» Work instructions
Repeat the lines of the data that follow, please, starting at the first and stopping after the one with "fig = go.Figure()".

» Supplied material
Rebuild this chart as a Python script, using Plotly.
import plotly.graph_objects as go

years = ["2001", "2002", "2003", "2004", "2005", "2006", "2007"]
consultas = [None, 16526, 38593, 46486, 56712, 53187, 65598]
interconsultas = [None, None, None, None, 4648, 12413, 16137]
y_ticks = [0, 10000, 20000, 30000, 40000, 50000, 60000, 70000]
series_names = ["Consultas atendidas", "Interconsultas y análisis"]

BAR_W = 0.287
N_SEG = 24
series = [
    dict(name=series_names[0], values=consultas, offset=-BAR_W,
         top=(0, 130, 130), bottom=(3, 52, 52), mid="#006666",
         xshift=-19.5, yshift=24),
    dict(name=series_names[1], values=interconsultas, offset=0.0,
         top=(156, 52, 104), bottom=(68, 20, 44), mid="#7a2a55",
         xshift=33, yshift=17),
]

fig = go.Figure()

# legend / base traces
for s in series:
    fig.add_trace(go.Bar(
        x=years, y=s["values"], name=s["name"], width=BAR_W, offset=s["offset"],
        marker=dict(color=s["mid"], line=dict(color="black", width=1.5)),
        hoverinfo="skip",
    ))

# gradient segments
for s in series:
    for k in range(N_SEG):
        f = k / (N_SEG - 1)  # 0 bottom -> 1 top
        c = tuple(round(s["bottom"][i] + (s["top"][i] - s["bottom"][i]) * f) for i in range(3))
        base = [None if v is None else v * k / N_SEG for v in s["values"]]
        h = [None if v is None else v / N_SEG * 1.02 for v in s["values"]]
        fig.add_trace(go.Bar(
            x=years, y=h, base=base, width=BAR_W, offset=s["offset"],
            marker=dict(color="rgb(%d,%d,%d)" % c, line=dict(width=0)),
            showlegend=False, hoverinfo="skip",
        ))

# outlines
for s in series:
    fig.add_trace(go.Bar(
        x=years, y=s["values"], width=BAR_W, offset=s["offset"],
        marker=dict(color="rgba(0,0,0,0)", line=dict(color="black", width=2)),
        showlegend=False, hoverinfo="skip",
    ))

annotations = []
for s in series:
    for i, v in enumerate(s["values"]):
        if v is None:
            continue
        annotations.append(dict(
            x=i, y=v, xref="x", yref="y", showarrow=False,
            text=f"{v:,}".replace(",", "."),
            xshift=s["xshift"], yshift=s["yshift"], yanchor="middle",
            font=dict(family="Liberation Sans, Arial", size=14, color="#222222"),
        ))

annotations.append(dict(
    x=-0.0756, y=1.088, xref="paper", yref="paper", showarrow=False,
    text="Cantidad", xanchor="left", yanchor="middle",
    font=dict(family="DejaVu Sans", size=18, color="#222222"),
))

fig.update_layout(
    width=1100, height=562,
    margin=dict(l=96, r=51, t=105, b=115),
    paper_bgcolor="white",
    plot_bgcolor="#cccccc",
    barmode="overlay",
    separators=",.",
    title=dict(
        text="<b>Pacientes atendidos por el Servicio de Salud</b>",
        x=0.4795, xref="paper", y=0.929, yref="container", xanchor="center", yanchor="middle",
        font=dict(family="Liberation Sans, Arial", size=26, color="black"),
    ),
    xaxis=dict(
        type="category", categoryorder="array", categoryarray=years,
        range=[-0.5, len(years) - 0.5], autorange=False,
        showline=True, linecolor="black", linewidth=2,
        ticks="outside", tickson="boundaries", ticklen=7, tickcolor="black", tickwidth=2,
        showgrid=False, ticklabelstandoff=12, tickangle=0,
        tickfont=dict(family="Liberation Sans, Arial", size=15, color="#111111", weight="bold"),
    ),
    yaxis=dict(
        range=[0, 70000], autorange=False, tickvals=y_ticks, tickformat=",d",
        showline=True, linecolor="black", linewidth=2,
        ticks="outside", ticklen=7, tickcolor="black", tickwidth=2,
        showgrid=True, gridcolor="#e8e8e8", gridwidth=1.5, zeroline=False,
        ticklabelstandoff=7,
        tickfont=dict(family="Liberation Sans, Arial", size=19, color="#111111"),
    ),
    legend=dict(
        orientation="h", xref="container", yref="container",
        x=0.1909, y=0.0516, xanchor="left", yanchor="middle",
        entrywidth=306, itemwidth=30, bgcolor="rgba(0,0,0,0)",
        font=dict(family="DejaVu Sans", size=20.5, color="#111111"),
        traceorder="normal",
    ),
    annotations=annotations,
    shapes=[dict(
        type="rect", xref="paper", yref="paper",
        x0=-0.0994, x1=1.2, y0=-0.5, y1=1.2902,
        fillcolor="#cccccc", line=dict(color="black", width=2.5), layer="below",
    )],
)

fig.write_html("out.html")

» Worked answer
Rebuild this chart as a Python script, using Plotly.
import plotly.graph_objects as go

years = ["2001", "2002", "2003", "2004", "2005", "2006", "2007"]
consultas = [None, 16526, 38593, 46486, 56712, 53187, 65598]
interconsultas = [None, None, None, None, 4648, 12413, 16137]
y_ticks = [0, 10000, 20000, 30000, 40000, 50000, 60000, 70000]
series_names = ["Consultas atendidas", "Interconsultas y análisis"]

BAR_W = 0.287
N_SEG = 24
series = [
    dict(name=series_names[0], values=consultas, offset=-BAR_W,
         top=(0, 130, 130), bottom=(3, 52, 52), mid="#006666",
         xshift=-19.5, yshift=24),
    dict(name=series_names[1], values=interconsultas, offset=0.0,
         top=(156, 52, 104), bottom=(68, 20, 44), mid="#7a2a55",
         xshift=33, yshift=17),
]

fig = go.Figure()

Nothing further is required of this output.